§ **What the task requires**
Exactly as written, retype the listing below, omitting the pictures.

━━ Information shown ━━

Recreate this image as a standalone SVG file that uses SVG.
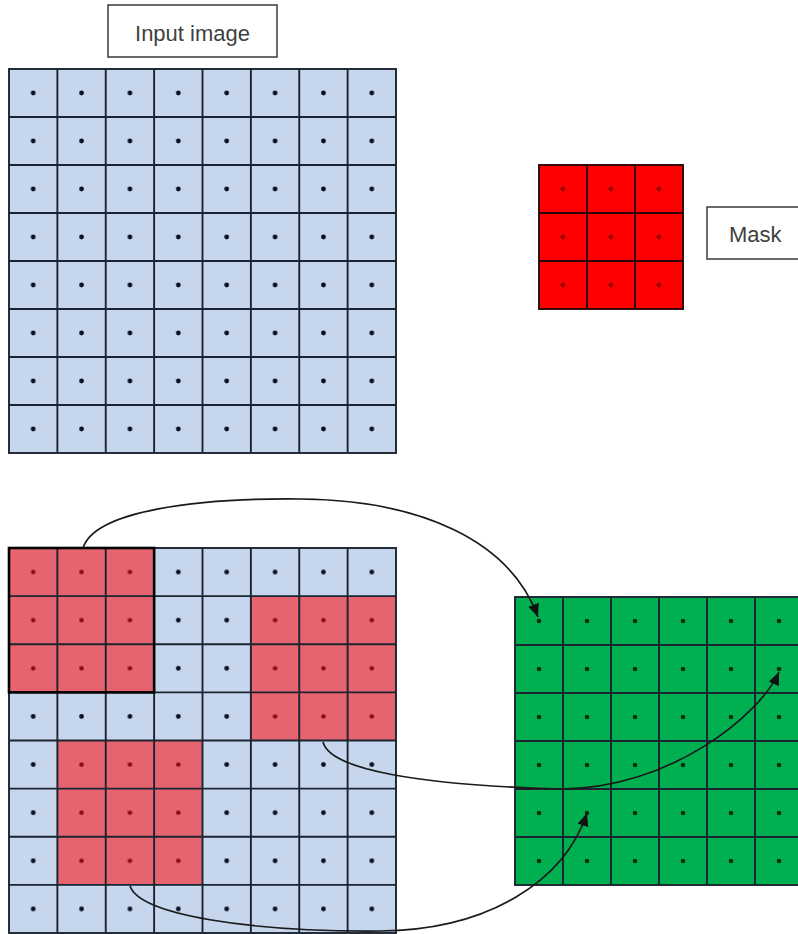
<svg xmlns="http://www.w3.org/2000/svg" xmlns:xlink="http://www.w3.org/1999/xlink" width="798" height="934" viewBox="0 0 798 934">
<style>
.lbl{fill:#fff;stroke:#3a3a3a;stroke-width:1.5}
.txt{font-family:"Liberation Sans",Arial,sans-serif;font-size:22px;fill:#404040}
.grid{fill:none;stroke:#1b2430;stroke-width:1.9}
.gridr{fill:none;stroke:#2a0505;stroke-width:1.9}
.conn{fill:none;stroke:#1a1a1a;stroke-width:1.7;marker-end:url(#ah)}
</style>
<defs>
<marker id="ah" markerUnits="userSpaceOnUse" markerWidth="14" markerHeight="12" refX="13" refY="5.5" orient="auto">
<path d="M0,0 L13,5.5 L0,11 z" fill="#111"/>
</marker>
<pattern id="pTop" patternUnits="userSpaceOnUse" x="9" y="69" width="48.375" height="48">
<rect width="48.375" height="48" fill="#c6d6ec"/><circle cx="24.19" cy="24" r="2.4" fill="#0b0f24"/>
</pattern>
<pattern id="pBlue" patternUnits="userSpaceOnUse" x="9" y="548" width="48.375" height="48.125">
<rect width="48.375" height="48.125" fill="#c6d6ec"/><circle cx="24.19" cy="24.06" r="2.4" fill="#0b0f24"/>
</pattern>
<pattern id="pRed" patternUnits="userSpaceOnUse" x="9" y="548" width="48.375" height="48.125">
<rect width="48.375" height="48.125" fill="#e5646f"/><circle cx="24.19" cy="24.06" r="2.3" fill="#8a0a12"/>
</pattern>
<pattern id="pMask" patternUnits="userSpaceOnUse" x="539" y="165" width="48" height="48">
<rect width="48" height="48" fill="#fe0000"/><circle cx="24" cy="24" r="2.4" fill="#9a0000"/>
</pattern>
<pattern id="pGreen" patternUnits="userSpaceOnUse" x="515" y="597" width="48" height="48">
<rect width="48" height="48" fill="#00b050"/><circle cx="24" cy="24" r="2.3" fill="#0a2a12"/>
</pattern>
</defs>
<rect width="798" height="934" fill="#fff"/>

<g id="label-input">
<rect class="lbl" x="108" y="5" width="169" height="52"/>
<text class="txt" x="192.5" y="41" text-anchor="middle">Input image</text>
</g>

<g id="input-grid">
<rect x="9" y="69" width="387" height="384" fill="url(#pTop)"/>
<path class="grid" d="M57.375,69V453M105.75,69V453M154.125,69V453M202.5,69V453M250.875,69V453M299.25,69V453M347.625,69V453M9,117H396M9,165H396M9,213H396M9,261H396M9,309H396M9,357H396M9,405H396"/>
<rect class="grid" x="9" y="69" width="387" height="384" stroke-width="2.2"/>
</g>

<g id="mask-grid">
<rect x="539" y="165" width="144" height="144" fill="url(#pMask)"/>
<path class="gridr" d="M587,165V309M635,165V309M539,213H683M539,261H683"/>
<rect class="gridr" x="539" y="165" width="144" height="144"/>
</g>

<g id="label-mask">
<rect class="lbl" x="707" y="207" width="100" height="52"/>
<text class="txt" x="729" y="242">Mask</text>
</g>

<g id="conv-grid">
<rect x="9" y="548" width="387" height="385" fill="url(#pBlue)"/>
<rect x="9" y="548" width="145.125" height="144.375" fill="url(#pRed)"/>
<rect x="250.875" y="596.125" width="145.125" height="144.375" fill="url(#pRed)"/>
<rect x="57.375" y="740.5" width="145.125" height="144.375" fill="url(#pRed)"/>
<path class="grid" d="M57.375,548V933M105.75,548V933M154.125,548V933M202.5,548V933M250.875,548V933M299.25,548V933M347.625,548V933M9,596.125H396M9,644.25H396M9,692.375H396M9,740.5H396M9,788.625H396M9,836.75H396M9,884.875H396"/>
<rect class="grid" x="9" y="548" width="387" height="385" stroke-width="2.2"/>
<rect x="9" y="548" width="145.125" height="144.375" fill="none" stroke="#000" stroke-width="2.6"/>
</g>

<g id="output-grid">
<rect x="515" y="597" width="288" height="288" fill="url(#pGreen)"/>
<path class="grid" stroke="#0e1a10" d="M563,597V885M611,597V885M659,597V885M707,597V885M755,597V885M515,645H803M515,693H803M515,741H803M515,789H803M515,837H803"/>
<rect class="grid" stroke="#0e1a10" x="515" y="597" width="288" height="288"/>
</g>

<g id="connectors">
<path class="conn" d="M83,548 C95,510 200,498 300,499 C420,500 510,540 538,617"/>
<path class="conn" d="M323,742 C330,770 420,785 560,789 C670,789 760,715 779,672"/>
<path class="conn" d="M130,886 C140,915 250,932 380,931 C490,930 565,880 587,813"/>
</g>
</svg>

━━━

§ **Output of the exercise**
Recreate this image as a standalone SVG file that uses SVG.
<svg xmlns="http://www.w3.org/2000/svg" xmlns:xlink="http://www.w3.org/1999/xlink" width="798" height="934" viewBox="0 0 798 934">
<style>
.lbl{fill:#fff;stroke:#3a3a3a;stroke-width:1.5}
.txt{font-family:"Liberation Sans",Arial,sans-serif;font-size:22px;fill:#404040}
.grid{fill:none;stroke:#1b2430;stroke-width:1.9}
.gridr{fill:none;stroke:#2a0505;stroke-width:1.9}
.conn{fill:none;stroke:#1a1a1a;stroke-width:1.7;marker-end:url(#ah)}
</style>
<defs>
<marker id="ah" markerUnits="userSpaceOnUse" markerWidth="14" markerHeight="12" refX="13" refY="5.5" orient="auto">
<path d="M0,0 L13,5.5 L0,11 z" fill="#111"/>
</marker>
<pattern id="pTop" patternUnits="userSpaceOnUse" x="9" y="69" width="48.375" height="48">
<rect width="48.375" height="48" fill="#c6d6ec"/><circle cx="24.19" cy="24" r="2.4" fill="#0b0f24"/>
</pattern>
<pattern id="pBlue" patternUnits="userSpaceOnUse" x="9" y="548" width="48.375" height="48.125">
<rect width="48.375" height="48.125" fill="#c6d6ec"/><circle cx="24.19" cy="24.06" r="2.4" fill="#0b0f24"/>
</pattern>
<pattern id="pRed" patternUnits="userSpaceOnUse" x="9" y="548" width="48.375" height="48.125">
<rect width="48.375" height="48.125" fill="#e5646f"/><circle cx="24.19" cy="24.06" r="2.3" fill="#8a0a12"/>
</pattern>
<pattern id="pMask" patternUnits="userSpaceOnUse" x="539" y="165" width="48" height="48">
<rect width="48" height="48" fill="#fe0000"/><circle cx="24" cy="24" r="2.4" fill="#9a0000"/>
</pattern>
<pattern id="pGreen" patternUnits="userSpaceOnUse" x="515" y="597" width="48" height="48">
<rect width="48" height="48" fill="#00b050"/><circle cx="24" cy="24" r="2.3" fill="#0a2a12"/>
</pattern>
</defs>
<rect width="798" height="934" fill="#fff"/>

<g id="label-input">
<rect class="lbl" x="108" y="5" width="169" height="52"/>
<text class="txt" x="192.5" y="41" text-anchor="middle">Input image</text>
</g>

<g id="input-grid">
<rect x="9" y="69" width="387" height="384" fill="url(#pTop)"/>
<path class="grid" d="M57.375,69V453M105.75,69V453M154.125,69V453M202.5,69V453M250.875,69V453M299.25,69V453M347.625,69V453M9,117H396M9,165H396M9,213H396M9,261H396M9,309H396M9,357H396M9,405H396"/>
<rect class="grid" x="9" y="69" width="387" height="384" stroke-width="2.2"/>
</g>

<g id="mask-grid">
<rect x="539" y="165" width="144" height="144" fill="url(#pMask)"/>
<path class="gridr" d="M587,165V309M635,165V309M539,213H683M539,261H683"/>
<rect class="gridr" x="539" y="165" width="144" height="144"/>
</g>

<g id="label-mask">
<rect class="lbl" x="707" y="207" width="100" height="52"/>
<text class="txt" x="729" y="242">Mask</text>
</g>

<g id="conv-grid">
<rect x="9" y="548" width="387" height="385" fill="url(#pBlue)"/>
<rect x="9" y="548" width="145.125" height="144.375" fill="url(#pRed)"/>
<rect x="250.875" y="596.125" width="145.125" height="144.375" fill="url(#pRed)"/>
<rect x="57.375" y="740.5" width="145.125" height="144.375" fill="url(#pRed)"/>
<path class="grid" d="M57.375,548V933M105.75,548V933M154.125,548V933M202.5,548V933M250.875,548V933M299.25,548V933M347.625,548V933M9,596.125H396M9,644.25H396M9,692.375H396M9,740.5H396M9,788.625H396M9,836.75H396M9,884.875H396"/>
<rect class="grid" x="9" y="548" width="387" height="385" stroke-width="2.2"/>
<rect x="9" y="548" width="145.125" height="144.375" fill="none" stroke="#000" stroke-width="2.6"/>
</g>

<g id="output-grid">
<rect x="515" y="597" width="288" height="288" fill="url(#pGreen)"/>
<path class="grid" stroke="#0e1a10" d="M563,597V885M611,597V885M659,597V885M707,597V885M755,597V885M515,645H803M515,693H803M515,741H803M515,789H803M515,837H803"/>
<rect class="grid" stroke="#0e1a10" x="515" y="597" width="288" height="288"/>
</g>

<g id="connectors">
<path class="conn" d="M83,548 C95,510 200,498 300,499 C420,500 510,540 538,617"/>
<path class="conn" d="M323,742 C330,770 420,785 560,789 C670,789 760,715 779,672"/>
<path class="conn" d="M130,886 C140,915 250,932 380,931 C490,930 565,880 587,813"/>
</g>
</svg>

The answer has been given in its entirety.